Given task.
Which lines run from the first one up to and including the one with "(theme) at (407,14)"? Print exactly those.

Data section.
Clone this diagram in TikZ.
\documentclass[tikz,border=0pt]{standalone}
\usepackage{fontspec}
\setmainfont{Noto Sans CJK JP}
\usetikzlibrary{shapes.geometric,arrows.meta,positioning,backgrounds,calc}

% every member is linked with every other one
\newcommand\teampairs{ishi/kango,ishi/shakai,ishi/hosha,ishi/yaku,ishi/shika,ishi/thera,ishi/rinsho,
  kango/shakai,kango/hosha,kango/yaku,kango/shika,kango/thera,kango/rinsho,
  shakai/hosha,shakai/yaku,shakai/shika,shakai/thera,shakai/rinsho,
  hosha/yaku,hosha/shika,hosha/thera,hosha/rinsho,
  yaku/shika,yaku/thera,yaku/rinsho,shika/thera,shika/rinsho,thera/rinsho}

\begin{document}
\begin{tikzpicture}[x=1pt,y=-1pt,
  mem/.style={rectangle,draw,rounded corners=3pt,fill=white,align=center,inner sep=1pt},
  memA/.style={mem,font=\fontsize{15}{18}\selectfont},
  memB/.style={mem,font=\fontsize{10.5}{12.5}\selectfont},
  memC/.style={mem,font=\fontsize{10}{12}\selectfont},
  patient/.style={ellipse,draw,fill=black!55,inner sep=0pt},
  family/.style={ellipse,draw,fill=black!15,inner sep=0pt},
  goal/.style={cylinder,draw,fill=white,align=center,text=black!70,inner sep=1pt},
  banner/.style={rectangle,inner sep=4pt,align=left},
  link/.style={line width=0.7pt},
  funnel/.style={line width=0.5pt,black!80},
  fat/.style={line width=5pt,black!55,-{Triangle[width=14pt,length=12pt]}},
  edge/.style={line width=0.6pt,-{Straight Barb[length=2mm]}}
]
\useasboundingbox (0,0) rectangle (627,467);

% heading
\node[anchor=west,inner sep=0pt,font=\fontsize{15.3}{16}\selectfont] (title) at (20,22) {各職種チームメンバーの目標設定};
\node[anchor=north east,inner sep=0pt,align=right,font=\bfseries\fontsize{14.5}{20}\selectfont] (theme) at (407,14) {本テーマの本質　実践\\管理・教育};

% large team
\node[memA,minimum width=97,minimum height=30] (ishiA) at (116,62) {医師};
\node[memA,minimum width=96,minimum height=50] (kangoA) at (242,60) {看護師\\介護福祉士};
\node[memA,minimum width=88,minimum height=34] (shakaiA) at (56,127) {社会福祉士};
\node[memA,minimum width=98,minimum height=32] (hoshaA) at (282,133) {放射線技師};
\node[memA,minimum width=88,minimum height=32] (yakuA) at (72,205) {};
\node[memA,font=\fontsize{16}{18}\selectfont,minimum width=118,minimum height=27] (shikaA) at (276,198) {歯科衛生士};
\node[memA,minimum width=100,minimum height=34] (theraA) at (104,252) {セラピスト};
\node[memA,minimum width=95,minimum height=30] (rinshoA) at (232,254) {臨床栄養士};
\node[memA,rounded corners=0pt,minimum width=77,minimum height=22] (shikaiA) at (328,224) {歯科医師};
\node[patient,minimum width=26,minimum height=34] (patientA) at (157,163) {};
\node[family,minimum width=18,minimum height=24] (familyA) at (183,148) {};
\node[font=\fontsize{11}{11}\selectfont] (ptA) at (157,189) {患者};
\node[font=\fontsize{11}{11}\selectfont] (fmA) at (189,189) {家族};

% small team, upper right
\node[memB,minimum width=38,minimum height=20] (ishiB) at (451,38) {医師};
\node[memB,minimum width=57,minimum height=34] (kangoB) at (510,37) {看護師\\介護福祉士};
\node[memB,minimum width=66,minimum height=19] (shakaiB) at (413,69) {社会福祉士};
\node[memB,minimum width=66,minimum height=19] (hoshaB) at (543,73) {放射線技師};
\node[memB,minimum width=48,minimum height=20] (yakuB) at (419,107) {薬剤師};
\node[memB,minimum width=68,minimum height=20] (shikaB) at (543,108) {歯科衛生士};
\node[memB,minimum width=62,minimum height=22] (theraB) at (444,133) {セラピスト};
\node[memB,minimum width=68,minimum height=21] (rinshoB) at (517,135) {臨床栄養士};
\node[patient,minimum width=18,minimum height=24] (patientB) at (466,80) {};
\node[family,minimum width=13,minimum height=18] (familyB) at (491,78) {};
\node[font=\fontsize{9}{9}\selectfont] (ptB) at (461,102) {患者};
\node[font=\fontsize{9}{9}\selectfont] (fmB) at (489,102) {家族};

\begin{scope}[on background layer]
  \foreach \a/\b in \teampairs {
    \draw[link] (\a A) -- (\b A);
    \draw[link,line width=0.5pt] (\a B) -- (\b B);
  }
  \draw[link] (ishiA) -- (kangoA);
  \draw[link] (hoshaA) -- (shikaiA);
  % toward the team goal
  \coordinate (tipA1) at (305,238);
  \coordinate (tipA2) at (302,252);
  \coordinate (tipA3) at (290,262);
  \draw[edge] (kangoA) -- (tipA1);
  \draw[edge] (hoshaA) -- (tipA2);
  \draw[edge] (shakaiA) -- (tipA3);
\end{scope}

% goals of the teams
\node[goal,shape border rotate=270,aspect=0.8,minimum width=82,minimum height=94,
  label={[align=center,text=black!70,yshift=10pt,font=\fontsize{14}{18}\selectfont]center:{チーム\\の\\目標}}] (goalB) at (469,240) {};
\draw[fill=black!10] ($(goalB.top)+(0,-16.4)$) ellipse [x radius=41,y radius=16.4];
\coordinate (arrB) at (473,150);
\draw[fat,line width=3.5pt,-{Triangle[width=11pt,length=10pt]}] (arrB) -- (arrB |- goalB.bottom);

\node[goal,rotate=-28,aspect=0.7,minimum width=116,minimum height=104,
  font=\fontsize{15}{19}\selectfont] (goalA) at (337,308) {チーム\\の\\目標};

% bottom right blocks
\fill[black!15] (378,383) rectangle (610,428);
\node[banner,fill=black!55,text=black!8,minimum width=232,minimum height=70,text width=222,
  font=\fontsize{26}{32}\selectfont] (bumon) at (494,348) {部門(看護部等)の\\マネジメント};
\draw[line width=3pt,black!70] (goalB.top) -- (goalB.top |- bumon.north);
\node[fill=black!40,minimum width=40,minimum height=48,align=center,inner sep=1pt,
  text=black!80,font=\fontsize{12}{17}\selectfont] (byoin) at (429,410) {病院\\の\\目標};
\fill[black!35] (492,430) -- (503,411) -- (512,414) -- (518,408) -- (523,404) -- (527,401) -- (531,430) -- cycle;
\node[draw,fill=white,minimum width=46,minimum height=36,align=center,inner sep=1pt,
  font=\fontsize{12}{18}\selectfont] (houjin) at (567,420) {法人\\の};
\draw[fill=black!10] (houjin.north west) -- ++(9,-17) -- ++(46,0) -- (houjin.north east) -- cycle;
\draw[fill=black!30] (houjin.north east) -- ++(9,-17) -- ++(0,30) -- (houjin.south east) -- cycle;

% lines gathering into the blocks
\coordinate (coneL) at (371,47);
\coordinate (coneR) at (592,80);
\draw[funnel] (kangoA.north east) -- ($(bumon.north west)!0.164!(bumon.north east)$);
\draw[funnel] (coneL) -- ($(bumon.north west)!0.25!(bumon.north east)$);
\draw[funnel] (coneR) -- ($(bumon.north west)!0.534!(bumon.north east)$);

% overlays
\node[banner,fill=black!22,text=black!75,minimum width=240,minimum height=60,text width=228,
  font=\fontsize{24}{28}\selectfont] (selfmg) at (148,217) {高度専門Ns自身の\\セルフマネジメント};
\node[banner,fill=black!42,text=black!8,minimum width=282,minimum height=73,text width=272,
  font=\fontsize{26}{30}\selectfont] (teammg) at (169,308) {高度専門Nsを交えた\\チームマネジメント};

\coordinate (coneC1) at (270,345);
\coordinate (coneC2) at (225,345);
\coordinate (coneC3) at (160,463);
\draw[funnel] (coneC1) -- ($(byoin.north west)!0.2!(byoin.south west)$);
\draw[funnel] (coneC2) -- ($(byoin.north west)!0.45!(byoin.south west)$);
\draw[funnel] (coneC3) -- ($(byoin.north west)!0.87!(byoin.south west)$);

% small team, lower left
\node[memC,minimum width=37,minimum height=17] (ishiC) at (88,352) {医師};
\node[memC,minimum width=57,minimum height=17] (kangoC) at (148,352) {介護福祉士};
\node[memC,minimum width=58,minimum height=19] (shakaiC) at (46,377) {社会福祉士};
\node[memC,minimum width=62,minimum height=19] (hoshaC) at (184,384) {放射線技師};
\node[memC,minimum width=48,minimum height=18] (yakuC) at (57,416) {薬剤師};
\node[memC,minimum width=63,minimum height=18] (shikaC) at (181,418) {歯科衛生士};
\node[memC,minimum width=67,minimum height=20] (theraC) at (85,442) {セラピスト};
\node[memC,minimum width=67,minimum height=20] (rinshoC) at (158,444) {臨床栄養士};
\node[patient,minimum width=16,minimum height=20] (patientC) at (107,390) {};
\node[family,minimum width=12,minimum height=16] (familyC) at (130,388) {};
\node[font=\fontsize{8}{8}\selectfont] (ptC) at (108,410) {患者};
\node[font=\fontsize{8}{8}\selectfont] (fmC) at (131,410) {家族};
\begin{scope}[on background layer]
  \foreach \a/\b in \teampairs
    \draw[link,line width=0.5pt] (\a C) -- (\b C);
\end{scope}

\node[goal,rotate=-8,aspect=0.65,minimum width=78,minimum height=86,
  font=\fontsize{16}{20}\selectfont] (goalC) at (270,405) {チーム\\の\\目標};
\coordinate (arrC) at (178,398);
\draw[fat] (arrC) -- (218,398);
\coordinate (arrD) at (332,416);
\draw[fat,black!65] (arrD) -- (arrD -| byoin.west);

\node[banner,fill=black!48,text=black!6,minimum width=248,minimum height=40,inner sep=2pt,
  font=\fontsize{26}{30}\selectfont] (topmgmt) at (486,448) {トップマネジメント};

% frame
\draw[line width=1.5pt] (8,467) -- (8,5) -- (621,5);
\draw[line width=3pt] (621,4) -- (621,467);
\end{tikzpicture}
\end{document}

Answer below.
Clone this diagram in TikZ.
\documentclass[tikz,border=0pt]{standalone}
\usepackage{fontspec}
\setmainfont{Noto Sans CJK JP}
\usetikzlibrary{shapes.geometric,arrows.meta,positioning,backgrounds,calc}

% every member is linked with every other one
\newcommand\teampairs{ishi/kango,ishi/shakai,ishi/hosha,ishi/yaku,ishi/shika,ishi/thera,ishi/rinsho,
  kango/shakai,kango/hosha,kango/yaku,kango/shika,kango/thera,kango/rinsho,
  shakai/hosha,shakai/yaku,shakai/shika,shakai/thera,shakai/rinsho,
  hosha/yaku,hosha/shika,hosha/thera,hosha/rinsho,
  yaku/shika,yaku/thera,yaku/rinsho,shika/thera,shika/rinsho,thera/rinsho}

\begin{document}
\begin{tikzpicture}[x=1pt,y=-1pt,
  mem/.style={rectangle,draw,rounded corners=3pt,fill=white,align=center,inner sep=1pt},
  memA/.style={mem,font=\fontsize{15}{18}\selectfont},
  memB/.style={mem,font=\fontsize{10.5}{12.5}\selectfont},
  memC/.style={mem,font=\fontsize{10}{12}\selectfont},
  patient/.style={ellipse,draw,fill=black!55,inner sep=0pt},
  family/.style={ellipse,draw,fill=black!15,inner sep=0pt},
  goal/.style={cylinder,draw,fill=white,align=center,text=black!70,inner sep=1pt},
  banner/.style={rectangle,inner sep=4pt,align=left},
  link/.style={line width=0.7pt},
  funnel/.style={line width=0.5pt,black!80},
  fat/.style={line width=5pt,black!55,-{Triangle[width=14pt,length=12pt]}},
  edge/.style={line width=0.6pt,-{Straight Barb[length=2mm]}}
]
\useasboundingbox (0,0) rectangle (627,467);

% heading
\node[anchor=west,inner sep=0pt,font=\fontsize{15.3}{16}\selectfont] (title) at (20,22) {各職種チームメンバーの目標設定};
\node[anchor=north east,inner sep=0pt,align=right,font=\bfseries\fontsize{14.5}{20}\selectfont] (theme) at (407,14) {本テーマの本質　実践\\管理・教育};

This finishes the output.